Déjà, "les démissions sont en fortes hausses au sein de l'IRSN", pointe l'intersyndicale, "notamment dans des secteurs où les compétences rares s'acquièrent sur de nombreuses années." D'autant que "la vision de la carrière est très différente entre les deux établissements", abonde François Jeffroy. "On monte en compétences sur plusieurs années et on développe une expertise précieuse pour l'Institut. A l'inverse, l'ASN est pour certains de ses fonctionnaires – issus de l'école des Mines notamment – un lieu de passage dans leur parcours."
Dans ces conditions, "l'absorption de l'IRSN par l'ASN inquiète déjà des salariés qui sont prêts à envoyer leur CV à EDF, Orano ou autres exploitants dès demain, nous laissant sans solutions pour des postes qui nécessitent une expérience très particulière", déplore le syndicaliste. Pour endiguer une éventuelle fuite des cerveaux, la loi prévoit un rattrapage des salaires des salariés et contractuels publics à hauteur de 15 millions d'euros pour l'IRSN (et de 0,7 million d'euros pour les contractuels de l'ASN).

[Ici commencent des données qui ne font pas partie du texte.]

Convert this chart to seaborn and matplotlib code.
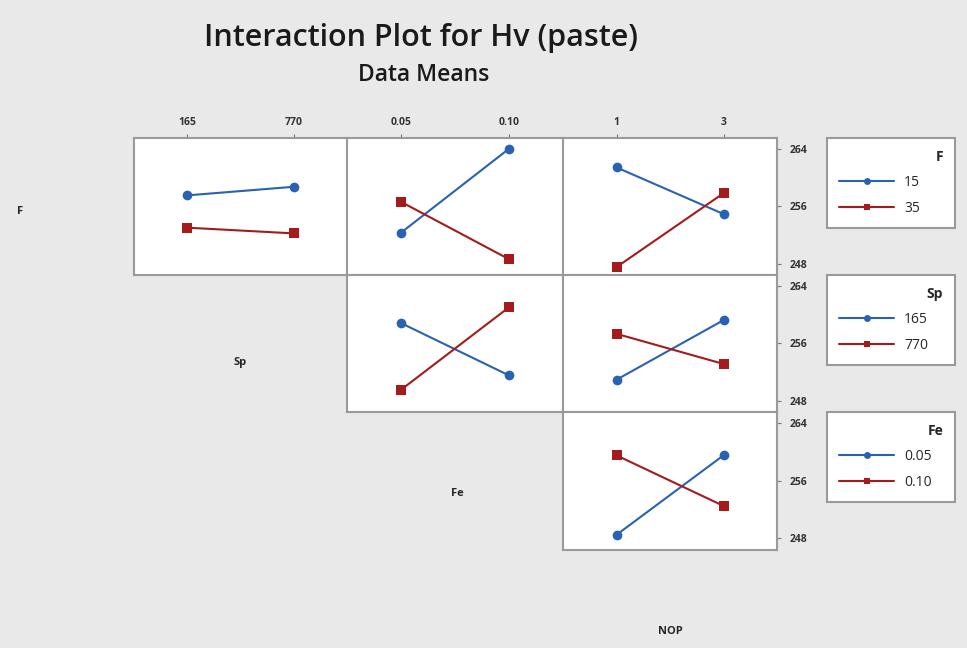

Une goutte d'eau en comparaison aux économies entraînées par cette fusion, selon André Thomas, secrétaire national de la CFE-CGC en charge du secteur public. Il dénonce un choix motivé par "une arrière-pensée économique, visant à réduire la durée de l'expertise". Car les enquêtes de l'IRSN prennent du temps. Un exemple ? La découverte par EDF d'un problème de corrosion sur l'un de ces sites à la fin de l'année 2021 a abouti à la fermeture de plusieurs réacteurs courant 2022 (jusqu'à 32 réacteurs débranchés du réseau sur 56, à la fin du mois d'août), plongeant la France dans une situation inédite. Entre avril et novembre, l'IRSN a rendu six avis techniques différents à l'ASN pour éclairer les décisions de l'autorité. Des allers-retours entre les deux structures que le gouvernement souhaite ainsi optimiser avec cette fusion.
Dans le nucléaire également, le temps, c'est de l'argent, explique André Thomas. "Rien d'autre ne justifie en réalité de se lancer dans un tel projet et de se pencher sur des structures qui fonctionnent bien, rassemblent à la louche 2 000 personnes et représentent une dotation globale de 300 millions d'euros", estime-t-il. "Mais en réduisant la durée de l'expertise, on parle d'un gain de dizaine de milliards d'euros", poursuit le syndicaliste, qui relève qu'un réacteur fermé "représente une perte de 100 millions d'euros par jour".